Yes, it's true. The Lakers are tall.
Moreover, L.A. got balanced scoring, with six players in double figures: Kobe (18), Andy Bynum (18), The Spanish Marshmallow (16), Derek Fisher (13), The Candy Man (13) and Mr. Citizenship (11). L.A.'s bench outscored the New Orleans reserves 29-14. The Lakers weren't exactly overpowering, but they assumed control in the second quarter and semi-cruised to a 106-90 win.
And, more importantly, a 3-2 series lead.
Said Trevor Ariza: "They got 15 offensive rebounds. They were in the paint all day. They were more aggressive, and they took it to us. They played well. There's nothing that we can say."
Emeka Okafor and Carl Landry, poster boys: One of the most ridiculous and overblown subplots of this game was the status of Kobe's ankle and how he bravely refused an MRI because he doesn't want to know how badly he's hurt. The way Lakers fans were talking, Mamba needed his entire leg amputated, but he was gonna play through it through sheer force of will.
"He's Kobe Bryant! All he cares about is winning! Winning! WINNING!!!"
Reality check: No amount of will power would allow anyone to do this on a broken ankle. The human body doesn't work that way.
Said Hornets coach Monty Williams: "All this talk about his ankle. Did it look like his ankle was hurting? OK then."
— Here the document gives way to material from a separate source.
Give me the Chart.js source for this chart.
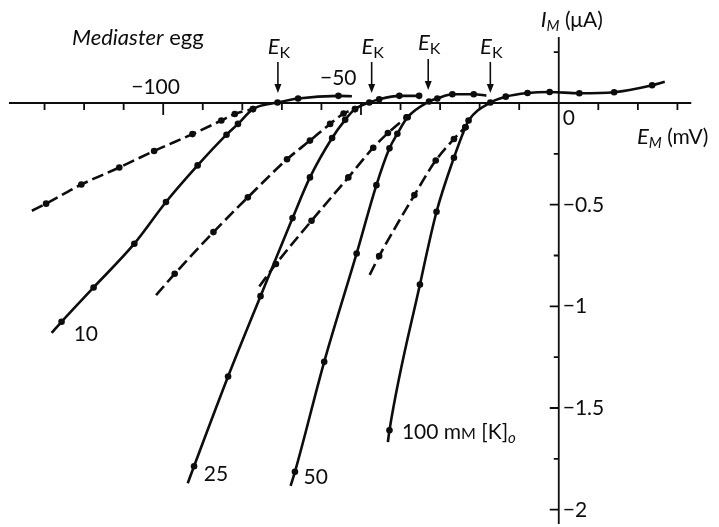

Added Kobe: "I just had a lane to the basket. It looked like he was going to challenge me at the rim, and I decided to accept the challenge. ... It's a message for us that this was important. It's time to raise up and do what we've got to do. They're not saved dunks. I don't have much of those left."
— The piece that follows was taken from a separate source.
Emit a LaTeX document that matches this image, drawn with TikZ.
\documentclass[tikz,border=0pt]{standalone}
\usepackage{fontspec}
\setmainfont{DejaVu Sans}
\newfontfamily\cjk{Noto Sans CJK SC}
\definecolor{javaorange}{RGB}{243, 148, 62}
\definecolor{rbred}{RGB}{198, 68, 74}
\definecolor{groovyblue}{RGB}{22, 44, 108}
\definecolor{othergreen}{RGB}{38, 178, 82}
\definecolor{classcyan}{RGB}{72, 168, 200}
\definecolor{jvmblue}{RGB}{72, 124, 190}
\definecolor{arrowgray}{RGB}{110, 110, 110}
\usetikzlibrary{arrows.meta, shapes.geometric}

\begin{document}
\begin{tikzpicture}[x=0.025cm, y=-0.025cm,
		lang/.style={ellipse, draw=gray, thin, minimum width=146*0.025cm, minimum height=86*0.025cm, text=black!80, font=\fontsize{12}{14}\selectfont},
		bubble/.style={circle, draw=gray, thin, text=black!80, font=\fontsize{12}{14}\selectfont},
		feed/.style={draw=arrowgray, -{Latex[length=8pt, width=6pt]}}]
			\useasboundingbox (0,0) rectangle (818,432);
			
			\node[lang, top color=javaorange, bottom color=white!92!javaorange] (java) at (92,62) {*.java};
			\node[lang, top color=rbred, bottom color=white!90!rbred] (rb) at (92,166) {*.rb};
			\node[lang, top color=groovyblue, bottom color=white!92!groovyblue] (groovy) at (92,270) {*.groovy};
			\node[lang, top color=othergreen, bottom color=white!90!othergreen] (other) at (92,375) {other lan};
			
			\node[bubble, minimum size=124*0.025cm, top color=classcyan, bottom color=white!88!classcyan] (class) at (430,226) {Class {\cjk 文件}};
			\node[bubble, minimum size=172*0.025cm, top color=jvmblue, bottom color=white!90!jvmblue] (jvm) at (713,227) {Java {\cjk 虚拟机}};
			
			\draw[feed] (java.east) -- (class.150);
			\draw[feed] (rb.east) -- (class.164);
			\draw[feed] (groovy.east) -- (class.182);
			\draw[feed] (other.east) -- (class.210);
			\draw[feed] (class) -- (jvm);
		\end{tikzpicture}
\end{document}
I'm not saying Kobe's ankle wasn't sore. But I also think he likes to, ahem, help craft his legend.
Chris' Playoff Lacktion Report: Sorry, folks. Forgot this on the first pass.
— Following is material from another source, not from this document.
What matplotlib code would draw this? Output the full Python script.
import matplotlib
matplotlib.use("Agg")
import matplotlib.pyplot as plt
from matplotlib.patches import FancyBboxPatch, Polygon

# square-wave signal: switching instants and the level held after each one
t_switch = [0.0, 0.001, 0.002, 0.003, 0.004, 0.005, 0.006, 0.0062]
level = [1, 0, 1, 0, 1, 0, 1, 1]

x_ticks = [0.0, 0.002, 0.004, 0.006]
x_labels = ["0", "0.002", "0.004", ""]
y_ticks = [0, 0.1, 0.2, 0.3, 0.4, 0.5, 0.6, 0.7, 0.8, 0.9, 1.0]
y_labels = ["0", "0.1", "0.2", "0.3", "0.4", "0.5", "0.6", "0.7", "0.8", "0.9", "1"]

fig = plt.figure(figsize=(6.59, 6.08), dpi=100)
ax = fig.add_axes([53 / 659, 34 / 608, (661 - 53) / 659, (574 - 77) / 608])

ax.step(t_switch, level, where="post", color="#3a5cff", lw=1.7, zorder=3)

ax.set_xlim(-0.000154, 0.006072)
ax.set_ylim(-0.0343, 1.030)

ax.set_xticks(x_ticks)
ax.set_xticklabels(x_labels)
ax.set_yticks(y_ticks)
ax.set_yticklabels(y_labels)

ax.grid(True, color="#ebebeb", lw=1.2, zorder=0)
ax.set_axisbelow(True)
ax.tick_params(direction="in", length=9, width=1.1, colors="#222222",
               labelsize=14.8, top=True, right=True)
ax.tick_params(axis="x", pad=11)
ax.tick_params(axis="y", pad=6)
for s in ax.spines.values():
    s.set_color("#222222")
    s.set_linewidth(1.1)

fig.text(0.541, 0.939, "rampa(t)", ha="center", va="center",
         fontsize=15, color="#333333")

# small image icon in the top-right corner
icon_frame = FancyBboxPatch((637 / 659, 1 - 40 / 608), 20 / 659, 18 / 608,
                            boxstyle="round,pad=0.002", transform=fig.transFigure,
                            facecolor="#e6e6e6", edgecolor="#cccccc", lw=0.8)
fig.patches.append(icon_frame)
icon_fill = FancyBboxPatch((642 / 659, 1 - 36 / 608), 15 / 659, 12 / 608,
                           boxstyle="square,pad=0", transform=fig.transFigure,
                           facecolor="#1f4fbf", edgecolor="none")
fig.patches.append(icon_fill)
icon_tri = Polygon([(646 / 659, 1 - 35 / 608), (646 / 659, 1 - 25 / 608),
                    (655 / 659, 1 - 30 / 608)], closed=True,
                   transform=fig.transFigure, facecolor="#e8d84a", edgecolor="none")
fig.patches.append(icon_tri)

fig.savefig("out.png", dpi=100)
Hawks-Magic: Jason Collins collected a board and assist in 14:04 as starting big man, only to brick once and foul twice for a 2:1 Voskuhl.
Pacers-Bulls: Jeff Foster's last playoff game of the year managed to generate two boards in 9:44, but also three fouls and two turnovers for a 5:2 Voskuhl.
Hornets-Lakers: Jason Smith soured a field goal in 8:01 with three fouls for a 3:2 Voskuhl.